*BRIEF:* Find each line with the word "page" and say how many there are, nothing else.

[start DATA SEGMENT]

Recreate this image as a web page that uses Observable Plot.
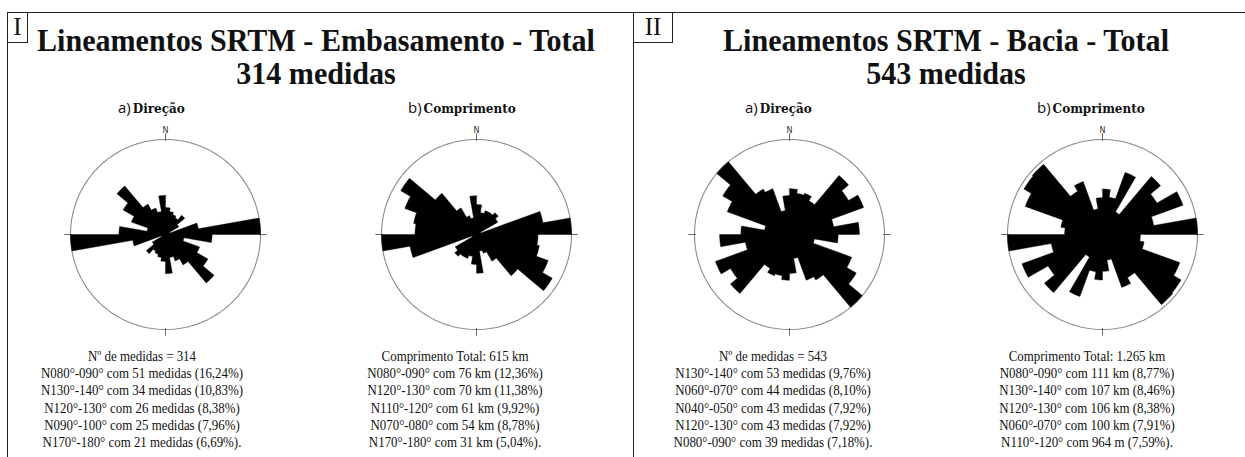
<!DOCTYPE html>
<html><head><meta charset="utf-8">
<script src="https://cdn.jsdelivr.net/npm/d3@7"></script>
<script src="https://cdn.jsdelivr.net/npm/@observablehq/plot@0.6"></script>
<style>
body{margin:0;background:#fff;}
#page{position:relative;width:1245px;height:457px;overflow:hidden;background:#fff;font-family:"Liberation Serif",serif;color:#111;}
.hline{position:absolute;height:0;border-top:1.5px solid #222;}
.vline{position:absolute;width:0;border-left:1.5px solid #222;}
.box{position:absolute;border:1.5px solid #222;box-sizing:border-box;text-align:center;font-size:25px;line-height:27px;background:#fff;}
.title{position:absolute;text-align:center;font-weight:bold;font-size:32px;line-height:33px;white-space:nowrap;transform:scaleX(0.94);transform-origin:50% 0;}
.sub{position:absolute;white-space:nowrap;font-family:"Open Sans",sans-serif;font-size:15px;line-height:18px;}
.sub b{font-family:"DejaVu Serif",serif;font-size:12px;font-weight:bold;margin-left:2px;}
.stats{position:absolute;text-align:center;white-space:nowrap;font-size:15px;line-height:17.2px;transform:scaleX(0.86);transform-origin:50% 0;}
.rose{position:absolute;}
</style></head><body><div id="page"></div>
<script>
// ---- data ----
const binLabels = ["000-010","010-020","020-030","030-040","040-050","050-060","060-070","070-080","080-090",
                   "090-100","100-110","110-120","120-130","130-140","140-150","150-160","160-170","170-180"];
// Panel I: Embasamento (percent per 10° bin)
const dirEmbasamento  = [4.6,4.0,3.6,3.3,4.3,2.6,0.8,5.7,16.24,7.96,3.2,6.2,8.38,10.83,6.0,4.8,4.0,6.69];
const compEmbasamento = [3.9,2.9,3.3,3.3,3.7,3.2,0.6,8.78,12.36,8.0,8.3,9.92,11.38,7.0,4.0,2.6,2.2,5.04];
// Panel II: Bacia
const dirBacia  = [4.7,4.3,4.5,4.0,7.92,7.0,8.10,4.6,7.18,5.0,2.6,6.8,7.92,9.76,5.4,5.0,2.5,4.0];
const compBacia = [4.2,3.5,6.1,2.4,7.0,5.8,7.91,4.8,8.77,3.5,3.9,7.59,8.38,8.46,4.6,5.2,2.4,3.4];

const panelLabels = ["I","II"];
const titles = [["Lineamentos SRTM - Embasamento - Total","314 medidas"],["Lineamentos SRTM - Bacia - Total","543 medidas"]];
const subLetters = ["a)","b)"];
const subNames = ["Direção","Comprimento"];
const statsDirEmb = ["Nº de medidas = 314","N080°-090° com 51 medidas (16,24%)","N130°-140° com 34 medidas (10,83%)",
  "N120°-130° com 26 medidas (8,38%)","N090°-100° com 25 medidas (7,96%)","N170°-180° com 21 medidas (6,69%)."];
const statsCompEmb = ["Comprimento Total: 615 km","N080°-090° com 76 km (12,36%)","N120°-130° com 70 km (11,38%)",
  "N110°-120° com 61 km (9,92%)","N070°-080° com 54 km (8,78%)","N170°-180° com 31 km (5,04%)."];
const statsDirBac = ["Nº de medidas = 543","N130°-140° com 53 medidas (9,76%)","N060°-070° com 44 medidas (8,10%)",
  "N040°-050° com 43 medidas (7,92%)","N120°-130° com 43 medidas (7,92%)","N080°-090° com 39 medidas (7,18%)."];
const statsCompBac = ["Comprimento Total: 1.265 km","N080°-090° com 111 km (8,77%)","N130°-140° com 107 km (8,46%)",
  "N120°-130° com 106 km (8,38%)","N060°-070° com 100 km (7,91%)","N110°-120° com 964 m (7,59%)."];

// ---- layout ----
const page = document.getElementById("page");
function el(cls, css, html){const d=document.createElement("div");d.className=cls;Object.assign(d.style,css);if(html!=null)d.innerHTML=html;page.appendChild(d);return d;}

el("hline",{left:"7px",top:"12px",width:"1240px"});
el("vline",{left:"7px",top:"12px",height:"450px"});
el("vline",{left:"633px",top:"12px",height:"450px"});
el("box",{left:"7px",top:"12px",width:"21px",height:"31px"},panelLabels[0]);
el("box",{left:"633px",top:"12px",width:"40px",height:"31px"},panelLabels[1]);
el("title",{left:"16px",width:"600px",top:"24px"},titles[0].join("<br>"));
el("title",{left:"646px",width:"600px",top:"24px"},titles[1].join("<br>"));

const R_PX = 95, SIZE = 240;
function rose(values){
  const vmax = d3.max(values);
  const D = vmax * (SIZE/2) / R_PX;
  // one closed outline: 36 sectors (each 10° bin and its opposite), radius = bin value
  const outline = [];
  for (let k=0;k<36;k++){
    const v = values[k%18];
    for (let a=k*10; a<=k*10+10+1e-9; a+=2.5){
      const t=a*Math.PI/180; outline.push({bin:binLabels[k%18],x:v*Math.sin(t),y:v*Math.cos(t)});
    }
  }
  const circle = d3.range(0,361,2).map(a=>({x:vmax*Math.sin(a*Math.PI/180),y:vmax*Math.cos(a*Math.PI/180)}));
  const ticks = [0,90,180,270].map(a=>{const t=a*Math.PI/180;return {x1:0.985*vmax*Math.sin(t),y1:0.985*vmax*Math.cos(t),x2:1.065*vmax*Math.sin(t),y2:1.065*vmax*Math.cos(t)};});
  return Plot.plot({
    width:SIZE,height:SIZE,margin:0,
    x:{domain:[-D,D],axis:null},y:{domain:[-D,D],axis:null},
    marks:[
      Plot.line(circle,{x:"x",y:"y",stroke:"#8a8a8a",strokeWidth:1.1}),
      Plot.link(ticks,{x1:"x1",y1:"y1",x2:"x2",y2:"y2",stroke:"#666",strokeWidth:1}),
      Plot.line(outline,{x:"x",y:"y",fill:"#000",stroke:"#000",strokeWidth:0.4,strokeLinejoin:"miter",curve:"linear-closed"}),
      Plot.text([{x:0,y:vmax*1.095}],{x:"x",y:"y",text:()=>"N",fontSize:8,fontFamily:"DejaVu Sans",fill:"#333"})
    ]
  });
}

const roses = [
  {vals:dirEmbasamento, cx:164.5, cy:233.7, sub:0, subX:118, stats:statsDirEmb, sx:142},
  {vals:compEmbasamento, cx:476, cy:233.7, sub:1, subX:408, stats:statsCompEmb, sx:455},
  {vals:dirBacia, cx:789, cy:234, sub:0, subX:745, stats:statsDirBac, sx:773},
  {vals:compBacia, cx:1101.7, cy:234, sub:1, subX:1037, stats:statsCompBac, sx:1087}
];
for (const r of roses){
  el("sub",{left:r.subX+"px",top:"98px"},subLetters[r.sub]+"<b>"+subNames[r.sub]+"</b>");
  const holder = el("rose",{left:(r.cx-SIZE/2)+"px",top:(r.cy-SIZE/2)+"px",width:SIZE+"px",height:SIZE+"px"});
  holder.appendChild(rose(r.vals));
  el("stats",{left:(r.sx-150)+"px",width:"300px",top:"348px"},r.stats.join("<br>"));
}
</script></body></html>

[end DATA SEGMENT]

*PROBLEM SOLUTION:* 5